My Brief Thoughts on Stewart O'Nan, Last Night at the Lobster
Title:Last Night at the Lobster
Author: Stewart O'Nan
Publisher/Price: Penguin, $13.00
Genre: Novella, Literary Fiction
Where I got it: I bought it
I was intrigued by Last Night at the Lobster because I've been really into short books lately, and I also am interested in books that depict work cultures. I've never worked in a restaurant. Retail store? Yes. Coffee shop? Yes. Clerical environment? Yes. But never a restaurant.
I found the book to be a kind of charming little slice of life, that also hinted at the larger issues in our current economic world. It's about a Red Lobster, in the parking lot of a mall that is going out of business. Manny, the manager, is trying to get his staff to stick with him through their last shift as it starts to snow pretty hard outside, and they all just want to get out of there, knowing that this is the last day.

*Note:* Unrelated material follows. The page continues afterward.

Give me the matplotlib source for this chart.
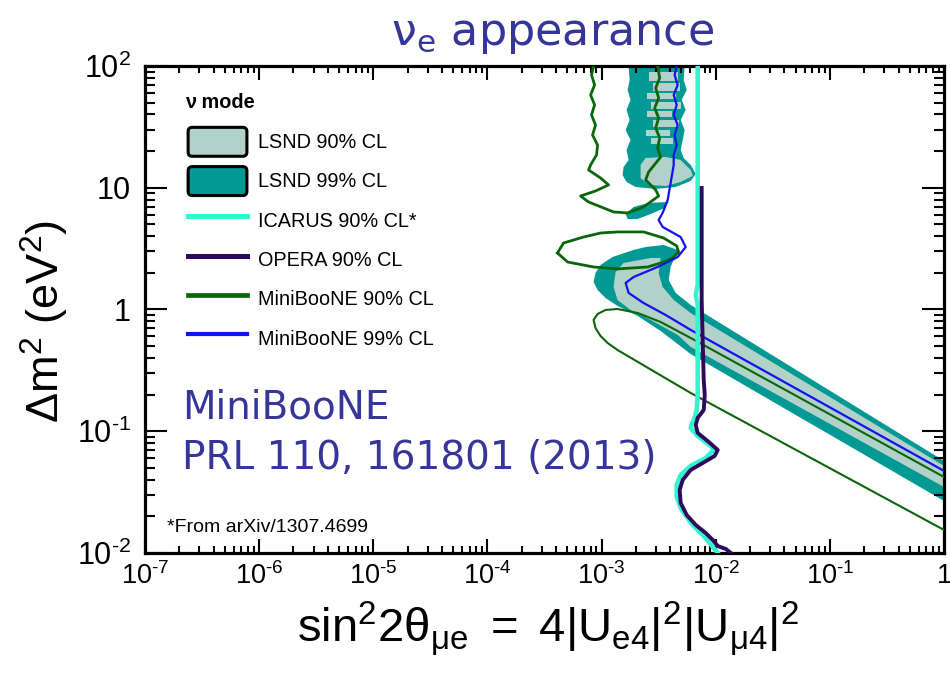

I think that O'Nan does a really nice job expressing the way that work becomes life and routine takes over, no matter the job setting. He perceptively captures the ambivalence in his characters as they react to their changing circumstances, both happy to be free of the days spent in a rotating film reel of crabby customers and check boxes on lists, and angry at being left out in the cold (literally and figuratively). I wasn't blown away by the book, but I wasn't really expecting to be. Actually, a little bit like going to a Red Lobster, it wasn't the greatest meal I've ever had, but I got what I expected, and maybe a little more. It also really made me crave cheddar biscuits, which are pretty darn tasty.